There is no more first-world problem than fretting that the chaos and destruction might continue yet another week longer: this is neither chaos nor destruction except from the cushy perch of my lovely life. Every day I come home to this warm house, whether or not it has a real floor in one room. When I reflect on this, I am overcome with gratitude for my home, for its shelter, for the ability to take on such a project as this. Christmas miracles are really of our own design; a simple shift in perspective turns something manic into something magic.

2. Home is where the heart is—not the stomach.

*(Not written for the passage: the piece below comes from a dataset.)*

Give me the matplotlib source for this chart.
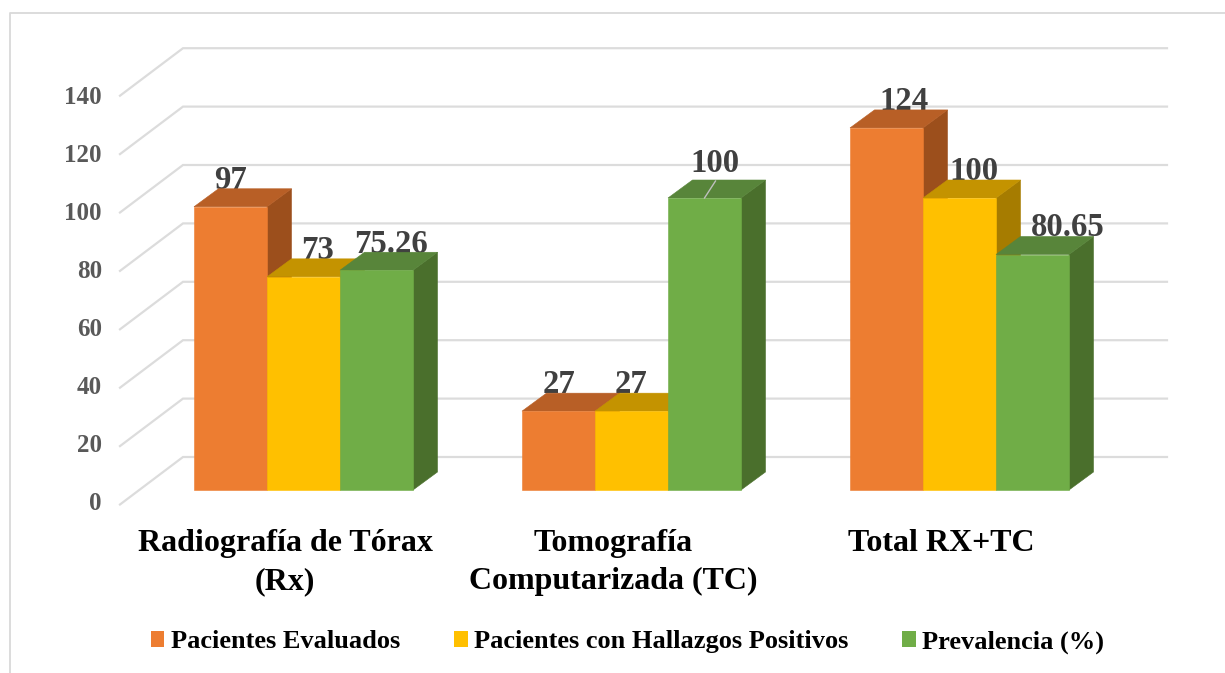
import numpy as np
import matplotlib
matplotlib.use('Agg')
import matplotlib.pyplot as plt
from matplotlib.lines import Line2D
from matplotlib.patches import Patch, Polygon

categories = ['Radiografía de Tórax\n(Rx)', 'Tomografía\nComputarizada (TC)', 'Total RX+TC']
series_names = ['Pacientes Evaluados', 'Pacientes con Hallazgos Positivos', 'Prevalencia (%)']
evaluados = [97, 27, 124]
positivos = [73, 27, 100]
prevalencia = [75.26, 100, 80.65]
value_labels = [['97', '27', '124'], ['73', '27', '100'], ['75.26', '100', '80.65']]
yticks = [0, 20, 40, 60, 80, 100, 120, 140]

W, H = 1225, 673
# pixel scale of the picture
PX_GROUP = 328.0
PX_VALUE = 2.92
X0, Y0 = 303.5, 490.0

front = ['#ED7D31', '#FFC000', '#70AD47']
top = ['#B85F26', '#C49300', '#58853A']
side = ['#9C4F1C', '#A67C00', '#4A6F2C']
GRID = '#DCDCDC'


def dx(px):
    return px / PX_GROUP


def dv(px):
    return px / PX_VALUE


def xp(px):
    return (px - X0) / PX_GROUP


def yp(py):
    return (Y0 - py) / PX_VALUE


plt.rcParams['font.family'] = ['Liberation Serif', 'DejaVu Serif']
plt.rcParams['font.weight'] = 'bold'

fig = plt.figure(figsize=(W / 100, H / 100), dpi=100)
ax = fig.add_axes([0, 0, 1, 1])
ax.set_xlim(xp(0), xp(W))
ax.set_ylim(yp(H), yp(0))
ax.axis('off')

# chart frame
fig.add_artist(Line2D([9.5 / W, 9.5 / W, 1], [0, 1 - 13 / H, 1 - 13 / H], color='#D9D9D9', lw=1.3))

# gridlines with the slanted part on the side wall
for t in yticks:
    ax.plot([xp(120), xp(183), xp(1167)], [t - dv(14.5), t + dv(33), t + dv(33)],
            color=GRID, lw=1.6, zorder=1, solid_joinstyle='miter')
    # tick labels run a little tighter than the gridlines
    ax.text(xp(102), yp(503 - t * 2.895), str(t), ha='right', va='center', fontsize=18, color='#595959')

# bars
bar_w = dx(73)
depth_x, depth_v = dx(24.5), dv(18)
all_series = [evaluados, positivos, prevalencia]
label_off = [[(0, 26), (0, 27), (18, 26)], [(14, 26), (0, 27), (14, 26)], [(14, 26), (10, 34), (35, 27)]]

for g in range(len(categories)):
    for s, vals in enumerate(all_series):
        v = vals[g]
        x1 = g + (s - 1.5) * bar_w
        x2 = x1 + bar_w
        ax.add_patch(Polygon([(x2, 0), (x2 + depth_x, depth_v), (x2 + depth_x, v + depth_v), (x2, v)],
                             facecolor=side[s], edgecolor=side[s], lw=0.4, zorder=3))
        ax.add_patch(Polygon([(x1, v), (x2, v), (x2 + depth_x, v + depth_v), (x1 + depth_x, v + depth_v)],
                             facecolor=top[s], edgecolor=top[s], lw=0.4, zorder=3))
        ax.add_patch(Polygon([(x1, 0), (x2, 0), (x2, v), (x1, v)],
                             facecolor=front[s], edgecolor=front[s], lw=0.4, zorder=3))
        ox, oy = label_off[s][g]
        ax.annotate(value_labels[s][g], ((x1 + x2) / 2, v), xytext=(ox, oy), textcoords='offset pixels',
                    ha='center', va='center', fontsize=23.6, color='#404040', zorder=2)

# leader line of the 100 label
ax.plot([1 + bar_w, 1 + bar_w + dx(11)], [100, 100 + dv(17)],
        color='#BFBFBF', lw=1, zorder=4)

# category labels
for g, name in enumerate(categories):
    ax.text(g + dx(-18.5), yp(529), name, ha='center', va='top', fontsize=23,
            color='black', linespacing=1.42)

handles = [Patch(facecolor=c, edgecolor='none', label=n) for c, n in zip(front, series_names)]
ax.legend(handles=handles, ncol=3, frameon=False, fontsize=19, loc='center',
          bbox_to_anchor=(627.5 / W, 1 - 642 / H), handlelength=0.53, handleheight=0.53,
          handletextpad=0.23, columnspacing=2.05, labelcolor='black')

fig.savefig('out.png', dpi=100)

Similarly, we have not gone hungry. The technological wonders abound like the twelve gifts of Christmas! The InstantPot, the induction cooktop from the camper van, the woodburning fireplace perfect for heating soup—not to mention, online ordering! Six weeks without a kitchen, and not once have I wondered where my next meal might come from, even if sometimes it has required a little imagination. Six weeks without a kitchen, and my little family has found a way to gather around something to eat while we decompress from our days. May we be thankful for full stomachs and be ever watchful to feed the hungry.

3. Absence really does make the heart grow fonder.

You know those household tasks you hate? The dishwashing and the broth-boiling and the drudgery of meal-planning day-in and day-out? I miss it all dearly. Oh blessed routines of the domesticated woman, how you were a liturgy for my daily life! To scrub a pot in a full-sized sink, I think, would feel like a meditation at this point, and I covet the day I am restored to such worship. I miss my kitchen so much, I am sure, upon its completion, I may spend all day, every day in it, all jokes about gender roles aside.

4. It’s okay to be taken care of now and then.

Truth be told, I don’t like to ask for help. It will shock no one that, in my need for control and highly structured living, I am the person who just gets it done. When my kid wanted to have a birthday party during this mess? Well, let’s make it a camp out! S’mores by the fire! A tent with twinkle lights! Who would even miss a home-baked cake? But in the weeks and weeks of this inconvenient disruption, I have run short of such daily creativity. Friends who know me well have not waited for me to ask. They’ve uninstalled cabinets, dropped-off meals, reinstalled cabinets, and treated us to nights away from the project site, all unsolicited. I have found that giving is great, and sometimes allowing yourself to receive is also wonderful.

5. Patience is a virtue.

I’m like a kid on Christmas morning waiting for this thing to be done. I’m already sneaking things into the cabinets that are finished, imagining what will go inside the ones still wrapped up in that sticky cellophane film. The best gifts are worth waiting for, and I imagine this kitchen will be the same. It’s been five years coming, after all. What’s another week or two?

I am wishing you all a renovation-free holiday, but whatever mess you find yourself in this holiday season, I pray your eyes are opened to the beauty of it. May all your days be merry and bright, under expertly-installed kitchen lighting.